### WHAT IS NEEDED
Write out the material exactly. Do not include the pictures.

### DATASET CONTENT
==========

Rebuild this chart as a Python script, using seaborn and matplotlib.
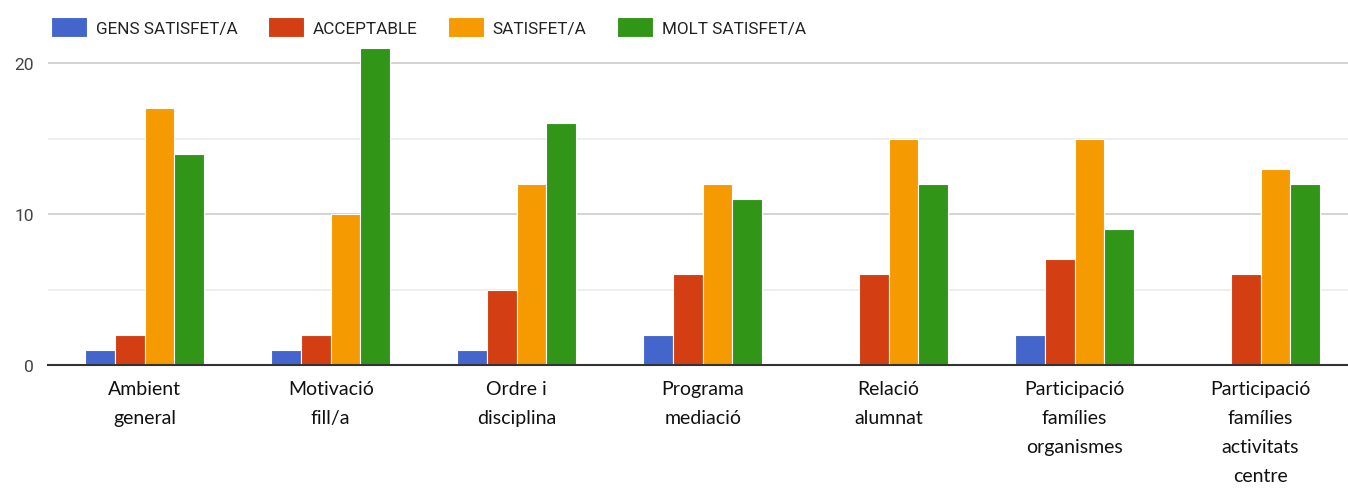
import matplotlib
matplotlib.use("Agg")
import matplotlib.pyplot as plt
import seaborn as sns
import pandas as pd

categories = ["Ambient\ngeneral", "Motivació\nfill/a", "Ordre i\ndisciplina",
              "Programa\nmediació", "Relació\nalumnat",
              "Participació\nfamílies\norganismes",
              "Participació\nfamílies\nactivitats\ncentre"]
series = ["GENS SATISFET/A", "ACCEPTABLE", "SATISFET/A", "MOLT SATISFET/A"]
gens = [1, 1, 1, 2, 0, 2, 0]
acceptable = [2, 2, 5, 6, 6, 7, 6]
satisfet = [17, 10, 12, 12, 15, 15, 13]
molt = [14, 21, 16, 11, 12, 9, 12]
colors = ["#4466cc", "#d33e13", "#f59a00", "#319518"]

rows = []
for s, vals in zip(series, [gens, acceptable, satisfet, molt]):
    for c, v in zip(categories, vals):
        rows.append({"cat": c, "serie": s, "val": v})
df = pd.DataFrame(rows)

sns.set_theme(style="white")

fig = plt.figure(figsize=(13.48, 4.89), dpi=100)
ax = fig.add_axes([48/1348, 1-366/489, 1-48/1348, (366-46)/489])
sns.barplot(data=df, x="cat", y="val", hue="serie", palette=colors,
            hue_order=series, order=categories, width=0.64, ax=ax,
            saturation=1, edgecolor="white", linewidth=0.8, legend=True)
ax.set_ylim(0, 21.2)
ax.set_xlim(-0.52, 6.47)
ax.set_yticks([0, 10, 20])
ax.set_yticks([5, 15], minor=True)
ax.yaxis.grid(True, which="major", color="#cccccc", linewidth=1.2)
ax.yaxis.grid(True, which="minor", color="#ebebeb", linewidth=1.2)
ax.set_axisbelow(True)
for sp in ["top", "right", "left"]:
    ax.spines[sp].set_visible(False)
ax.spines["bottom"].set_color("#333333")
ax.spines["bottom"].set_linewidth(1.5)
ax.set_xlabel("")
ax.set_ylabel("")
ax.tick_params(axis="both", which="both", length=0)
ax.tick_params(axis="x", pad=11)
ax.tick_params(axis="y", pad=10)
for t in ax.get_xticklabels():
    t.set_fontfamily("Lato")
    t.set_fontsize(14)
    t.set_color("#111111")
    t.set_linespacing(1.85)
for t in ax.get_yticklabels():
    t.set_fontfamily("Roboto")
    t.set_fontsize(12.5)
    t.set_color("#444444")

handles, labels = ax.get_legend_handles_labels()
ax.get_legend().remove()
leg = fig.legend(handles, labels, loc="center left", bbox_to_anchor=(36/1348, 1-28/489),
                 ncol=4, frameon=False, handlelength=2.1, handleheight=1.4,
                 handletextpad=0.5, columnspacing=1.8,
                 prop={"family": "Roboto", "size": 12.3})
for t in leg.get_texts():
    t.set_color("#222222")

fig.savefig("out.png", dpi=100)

==========

### COMPLETED EXERCISE
Rebuild this chart as a Python script, using seaborn and matplotlib.
import matplotlib
matplotlib.use("Agg")
import matplotlib.pyplot as plt
import seaborn as sns
import pandas as pd

categories = ["Ambient\ngeneral", "Motivació\nfill/a", "Ordre i\ndisciplina",
              "Programa\nmediació", "Relació\nalumnat",
              "Participació\nfamílies\norganismes",
              "Participació\nfamílies\nactivitats\ncentre"]
series = ["GENS SATISFET/A", "ACCEPTABLE", "SATISFET/A", "MOLT SATISFET/A"]
gens = [1, 1, 1, 2, 0, 2, 0]
acceptable = [2, 2, 5, 6, 6, 7, 6]
satisfet = [17, 10, 12, 12, 15, 15, 13]
molt = [14, 21, 16, 11, 12, 9, 12]
colors = ["#4466cc", "#d33e13", "#f59a00", "#319518"]

rows = []
for s, vals in zip(series, [gens, acceptable, satisfet, molt]):
    for c, v in zip(categories, vals):
        rows.append({"cat": c, "serie": s, "val": v})
df = pd.DataFrame(rows)

sns.set_theme(style="white")

fig = plt.figure(figsize=(13.48, 4.89), dpi=100)
ax = fig.add_axes([48/1348, 1-366/489, 1-48/1348, (366-46)/489])
sns.barplot(data=df, x="cat", y="val", hue="serie", palette=colors,
            hue_order=series, order=categories, width=0.64, ax=ax,
            saturation=1, edgecolor="white", linewidth=0.8, legend=True)
ax.set_ylim(0, 21.2)
ax.set_xlim(-0.52, 6.47)
ax.set_yticks([0, 10, 20])
ax.set_yticks([5, 15], minor=True)
ax.yaxis.grid(True, which="major", color="#cccccc", linewidth=1.2)
ax.yaxis.grid(True, which="minor", color="#ebebeb", linewidth=1.2)
ax.set_axisbelow(True)
for sp in ["top", "right", "left"]:
    ax.spines[sp].set_visible(False)
ax.spines["bottom"].set_color("#333333")
ax.spines["bottom"].set_linewidth(1.5)
ax.set_xlabel("")
ax.set_ylabel("")
ax.tick_params(axis="both", which="both", length=0)
ax.tick_params(axis="x", pad=11)
ax.tick_params(axis="y", pad=10)
for t in ax.get_xticklabels():
    t.set_fontfamily("Lato")
    t.set_fontsize(14)
    t.set_color("#111111")
    t.set_linespacing(1.85)
for t in ax.get_yticklabels():
    t.set_fontfamily("Roboto")
    t.set_fontsize(12.5)
    t.set_color("#444444")

handles, labels = ax.get_legend_handles_labels()
ax.get_legend().remove()
leg = fig.legend(handles, labels, loc="center left", bbox_to_anchor=(36/1348, 1-28/489),
                 ncol=4, frameon=False, handlelength=2.1, handleheight=1.4,
                 handletextpad=0.5, columnspacing=1.8,
                 prop={"family": "Roboto", "size": 12.3})
for t in leg.get_texts():
    t.set_color("#222222")

fig.savefig("out.png", dpi=100)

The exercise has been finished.